- **To be done**: Report all lines from the entries below in which "that" appears.

- **Listing**:
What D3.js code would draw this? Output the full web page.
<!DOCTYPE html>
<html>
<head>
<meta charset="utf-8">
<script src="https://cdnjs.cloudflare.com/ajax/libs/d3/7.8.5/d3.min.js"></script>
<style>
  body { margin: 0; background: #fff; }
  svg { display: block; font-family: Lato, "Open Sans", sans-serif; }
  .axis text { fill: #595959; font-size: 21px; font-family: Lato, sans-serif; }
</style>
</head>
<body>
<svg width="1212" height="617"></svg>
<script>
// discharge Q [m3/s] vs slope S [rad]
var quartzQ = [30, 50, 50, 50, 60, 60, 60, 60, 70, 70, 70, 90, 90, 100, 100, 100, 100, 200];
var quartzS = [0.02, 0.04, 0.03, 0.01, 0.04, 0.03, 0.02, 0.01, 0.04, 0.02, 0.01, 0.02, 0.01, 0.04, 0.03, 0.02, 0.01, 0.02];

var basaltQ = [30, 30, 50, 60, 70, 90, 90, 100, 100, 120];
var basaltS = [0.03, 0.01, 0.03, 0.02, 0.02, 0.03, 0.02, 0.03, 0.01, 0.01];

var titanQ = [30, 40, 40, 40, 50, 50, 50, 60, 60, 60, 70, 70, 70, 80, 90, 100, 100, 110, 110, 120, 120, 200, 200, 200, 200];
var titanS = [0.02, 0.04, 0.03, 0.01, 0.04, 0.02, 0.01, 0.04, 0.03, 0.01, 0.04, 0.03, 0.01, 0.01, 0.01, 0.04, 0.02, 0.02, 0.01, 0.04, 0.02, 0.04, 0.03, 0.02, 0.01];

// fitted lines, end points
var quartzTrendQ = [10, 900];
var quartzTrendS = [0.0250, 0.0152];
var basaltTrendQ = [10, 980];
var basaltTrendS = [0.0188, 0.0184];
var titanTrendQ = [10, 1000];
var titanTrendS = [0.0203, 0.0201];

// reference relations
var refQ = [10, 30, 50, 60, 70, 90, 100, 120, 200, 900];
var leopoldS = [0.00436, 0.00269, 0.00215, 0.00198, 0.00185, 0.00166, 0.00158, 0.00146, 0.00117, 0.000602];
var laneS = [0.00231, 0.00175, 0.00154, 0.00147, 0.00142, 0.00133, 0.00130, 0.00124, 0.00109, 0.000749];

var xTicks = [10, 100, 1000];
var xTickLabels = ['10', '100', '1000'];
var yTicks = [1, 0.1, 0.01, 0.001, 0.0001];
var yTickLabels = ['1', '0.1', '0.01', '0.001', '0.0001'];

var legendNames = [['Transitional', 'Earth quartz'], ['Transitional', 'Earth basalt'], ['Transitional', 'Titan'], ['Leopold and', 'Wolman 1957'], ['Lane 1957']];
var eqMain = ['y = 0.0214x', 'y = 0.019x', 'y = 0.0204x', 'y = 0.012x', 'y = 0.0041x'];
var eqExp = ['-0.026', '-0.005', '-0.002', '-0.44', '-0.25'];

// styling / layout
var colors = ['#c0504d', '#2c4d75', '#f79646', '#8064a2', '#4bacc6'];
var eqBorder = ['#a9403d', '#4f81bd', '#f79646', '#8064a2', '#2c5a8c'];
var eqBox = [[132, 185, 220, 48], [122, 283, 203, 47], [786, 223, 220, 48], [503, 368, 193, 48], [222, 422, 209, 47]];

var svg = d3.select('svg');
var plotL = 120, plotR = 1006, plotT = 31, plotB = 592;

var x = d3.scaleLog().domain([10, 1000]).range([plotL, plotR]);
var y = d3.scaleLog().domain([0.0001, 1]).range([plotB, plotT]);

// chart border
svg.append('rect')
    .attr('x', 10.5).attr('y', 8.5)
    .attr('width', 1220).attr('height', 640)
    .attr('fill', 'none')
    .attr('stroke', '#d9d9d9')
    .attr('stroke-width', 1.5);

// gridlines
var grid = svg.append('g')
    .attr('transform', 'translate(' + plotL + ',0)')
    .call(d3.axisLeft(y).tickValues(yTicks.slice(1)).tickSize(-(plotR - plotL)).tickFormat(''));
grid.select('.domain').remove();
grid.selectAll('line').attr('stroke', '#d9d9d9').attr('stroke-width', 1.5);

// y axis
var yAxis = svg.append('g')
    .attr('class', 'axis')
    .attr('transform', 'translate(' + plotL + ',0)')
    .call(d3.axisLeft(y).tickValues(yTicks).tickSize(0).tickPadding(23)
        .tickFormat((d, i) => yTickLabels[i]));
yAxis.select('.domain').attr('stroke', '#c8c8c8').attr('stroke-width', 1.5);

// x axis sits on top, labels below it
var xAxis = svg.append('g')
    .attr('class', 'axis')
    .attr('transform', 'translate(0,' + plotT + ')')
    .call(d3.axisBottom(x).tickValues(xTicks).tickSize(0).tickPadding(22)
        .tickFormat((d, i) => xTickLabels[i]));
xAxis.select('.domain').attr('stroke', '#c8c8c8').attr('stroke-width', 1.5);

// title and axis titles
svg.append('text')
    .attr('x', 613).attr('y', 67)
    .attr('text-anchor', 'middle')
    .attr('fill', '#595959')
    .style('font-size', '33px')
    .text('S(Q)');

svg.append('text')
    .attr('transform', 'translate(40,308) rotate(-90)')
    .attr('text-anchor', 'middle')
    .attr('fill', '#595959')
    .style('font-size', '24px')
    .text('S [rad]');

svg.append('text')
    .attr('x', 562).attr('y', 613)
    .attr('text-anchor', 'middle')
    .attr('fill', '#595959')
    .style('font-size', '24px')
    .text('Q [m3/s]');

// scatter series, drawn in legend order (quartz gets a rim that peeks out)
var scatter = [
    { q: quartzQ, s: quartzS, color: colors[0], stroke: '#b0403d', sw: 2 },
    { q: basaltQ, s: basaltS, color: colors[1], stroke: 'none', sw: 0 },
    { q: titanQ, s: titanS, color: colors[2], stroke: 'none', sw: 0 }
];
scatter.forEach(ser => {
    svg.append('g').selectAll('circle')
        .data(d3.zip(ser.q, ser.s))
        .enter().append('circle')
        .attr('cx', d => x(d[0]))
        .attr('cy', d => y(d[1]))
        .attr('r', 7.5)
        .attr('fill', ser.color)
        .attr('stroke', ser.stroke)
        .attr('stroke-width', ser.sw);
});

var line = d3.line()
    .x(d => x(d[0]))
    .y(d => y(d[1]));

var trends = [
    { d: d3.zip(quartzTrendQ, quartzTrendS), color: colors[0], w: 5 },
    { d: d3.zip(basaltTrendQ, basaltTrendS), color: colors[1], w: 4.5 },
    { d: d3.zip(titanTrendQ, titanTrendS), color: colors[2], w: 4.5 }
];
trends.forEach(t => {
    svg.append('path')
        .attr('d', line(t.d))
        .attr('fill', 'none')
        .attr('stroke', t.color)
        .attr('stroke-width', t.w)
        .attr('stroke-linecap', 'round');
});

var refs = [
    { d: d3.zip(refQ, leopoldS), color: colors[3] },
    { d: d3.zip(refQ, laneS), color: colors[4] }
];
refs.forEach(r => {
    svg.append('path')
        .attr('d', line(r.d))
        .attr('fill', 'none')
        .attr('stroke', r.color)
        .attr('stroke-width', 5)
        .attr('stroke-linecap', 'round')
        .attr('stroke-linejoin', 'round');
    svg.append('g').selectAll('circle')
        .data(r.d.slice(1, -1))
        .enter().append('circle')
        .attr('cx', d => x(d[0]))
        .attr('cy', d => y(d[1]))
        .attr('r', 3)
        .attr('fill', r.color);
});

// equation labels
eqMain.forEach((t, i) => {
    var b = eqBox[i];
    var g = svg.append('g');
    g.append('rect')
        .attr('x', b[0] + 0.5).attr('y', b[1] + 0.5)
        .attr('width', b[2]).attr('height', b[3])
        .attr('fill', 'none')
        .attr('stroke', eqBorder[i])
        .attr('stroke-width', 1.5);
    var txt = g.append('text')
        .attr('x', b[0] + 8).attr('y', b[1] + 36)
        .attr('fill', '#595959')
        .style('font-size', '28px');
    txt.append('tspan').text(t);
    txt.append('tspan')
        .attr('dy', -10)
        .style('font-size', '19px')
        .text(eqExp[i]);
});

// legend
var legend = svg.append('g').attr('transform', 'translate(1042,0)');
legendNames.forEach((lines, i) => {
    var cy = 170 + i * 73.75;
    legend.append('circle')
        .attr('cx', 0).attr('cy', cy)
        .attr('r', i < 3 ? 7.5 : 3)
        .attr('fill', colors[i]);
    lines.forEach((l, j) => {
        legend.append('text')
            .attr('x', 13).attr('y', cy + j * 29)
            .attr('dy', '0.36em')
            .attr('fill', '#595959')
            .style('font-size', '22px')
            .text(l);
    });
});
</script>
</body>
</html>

* * *

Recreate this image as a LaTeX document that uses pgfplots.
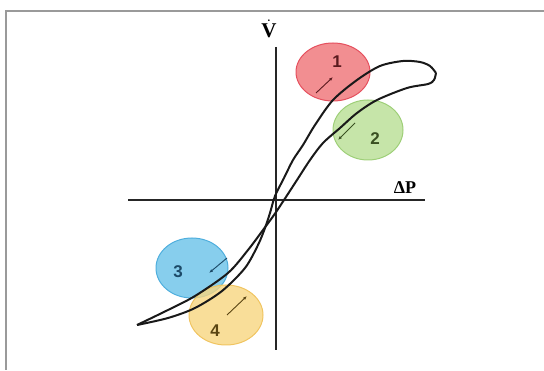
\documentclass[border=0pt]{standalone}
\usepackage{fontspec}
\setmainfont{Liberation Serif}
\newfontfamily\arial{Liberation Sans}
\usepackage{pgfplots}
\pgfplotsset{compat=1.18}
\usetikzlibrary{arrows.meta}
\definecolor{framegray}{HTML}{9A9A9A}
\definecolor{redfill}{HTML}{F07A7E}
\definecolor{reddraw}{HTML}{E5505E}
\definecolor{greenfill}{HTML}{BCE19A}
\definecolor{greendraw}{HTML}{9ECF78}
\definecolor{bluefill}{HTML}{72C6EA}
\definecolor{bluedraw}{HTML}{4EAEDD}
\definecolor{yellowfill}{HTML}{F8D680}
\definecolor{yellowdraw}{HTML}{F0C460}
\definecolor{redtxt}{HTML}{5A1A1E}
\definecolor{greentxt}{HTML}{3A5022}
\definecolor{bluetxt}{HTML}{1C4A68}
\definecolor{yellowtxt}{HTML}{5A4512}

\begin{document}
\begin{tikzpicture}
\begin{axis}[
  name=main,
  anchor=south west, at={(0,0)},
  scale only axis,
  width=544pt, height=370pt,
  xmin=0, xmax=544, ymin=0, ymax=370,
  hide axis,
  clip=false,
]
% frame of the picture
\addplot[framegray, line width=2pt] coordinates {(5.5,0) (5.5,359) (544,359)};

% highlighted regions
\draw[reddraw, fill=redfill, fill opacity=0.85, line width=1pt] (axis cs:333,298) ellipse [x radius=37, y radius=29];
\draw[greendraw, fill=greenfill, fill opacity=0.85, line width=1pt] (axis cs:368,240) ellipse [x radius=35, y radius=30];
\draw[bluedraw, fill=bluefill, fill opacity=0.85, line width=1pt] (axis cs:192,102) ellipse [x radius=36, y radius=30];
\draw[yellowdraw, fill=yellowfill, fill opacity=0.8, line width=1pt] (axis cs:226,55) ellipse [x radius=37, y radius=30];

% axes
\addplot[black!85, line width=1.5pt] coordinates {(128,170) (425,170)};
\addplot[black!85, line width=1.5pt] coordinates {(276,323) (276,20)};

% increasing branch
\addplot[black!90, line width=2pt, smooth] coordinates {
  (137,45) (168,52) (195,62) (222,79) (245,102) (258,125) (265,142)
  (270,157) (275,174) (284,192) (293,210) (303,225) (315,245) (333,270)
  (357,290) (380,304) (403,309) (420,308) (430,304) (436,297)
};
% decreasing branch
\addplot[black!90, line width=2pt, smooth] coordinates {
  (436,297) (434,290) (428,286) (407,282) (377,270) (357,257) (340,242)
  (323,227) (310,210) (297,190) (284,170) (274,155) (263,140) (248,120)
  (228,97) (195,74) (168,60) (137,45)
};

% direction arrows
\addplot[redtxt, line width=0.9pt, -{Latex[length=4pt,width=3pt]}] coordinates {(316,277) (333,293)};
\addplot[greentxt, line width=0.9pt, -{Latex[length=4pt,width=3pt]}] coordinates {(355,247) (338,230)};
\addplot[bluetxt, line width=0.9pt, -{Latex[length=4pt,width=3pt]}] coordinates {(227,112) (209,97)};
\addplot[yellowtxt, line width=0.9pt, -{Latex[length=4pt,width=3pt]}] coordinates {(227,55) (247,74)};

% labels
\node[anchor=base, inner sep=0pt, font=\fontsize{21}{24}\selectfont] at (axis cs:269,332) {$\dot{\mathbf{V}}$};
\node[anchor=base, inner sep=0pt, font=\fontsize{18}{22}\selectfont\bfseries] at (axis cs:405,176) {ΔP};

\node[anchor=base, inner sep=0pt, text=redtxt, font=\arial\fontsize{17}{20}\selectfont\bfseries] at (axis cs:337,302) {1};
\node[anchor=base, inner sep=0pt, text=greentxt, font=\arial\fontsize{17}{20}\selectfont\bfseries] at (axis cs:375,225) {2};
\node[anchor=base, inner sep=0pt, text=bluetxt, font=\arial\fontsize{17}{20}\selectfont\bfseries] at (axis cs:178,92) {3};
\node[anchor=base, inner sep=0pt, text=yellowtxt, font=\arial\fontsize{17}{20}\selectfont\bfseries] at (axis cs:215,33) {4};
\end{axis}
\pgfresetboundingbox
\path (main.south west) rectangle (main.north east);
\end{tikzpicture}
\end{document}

- **Answer below**:
// scatter series, drawn in legend order (quartz gets a rim that peeks out)
Recreate this image as a LaTeX document that uses pgfplots.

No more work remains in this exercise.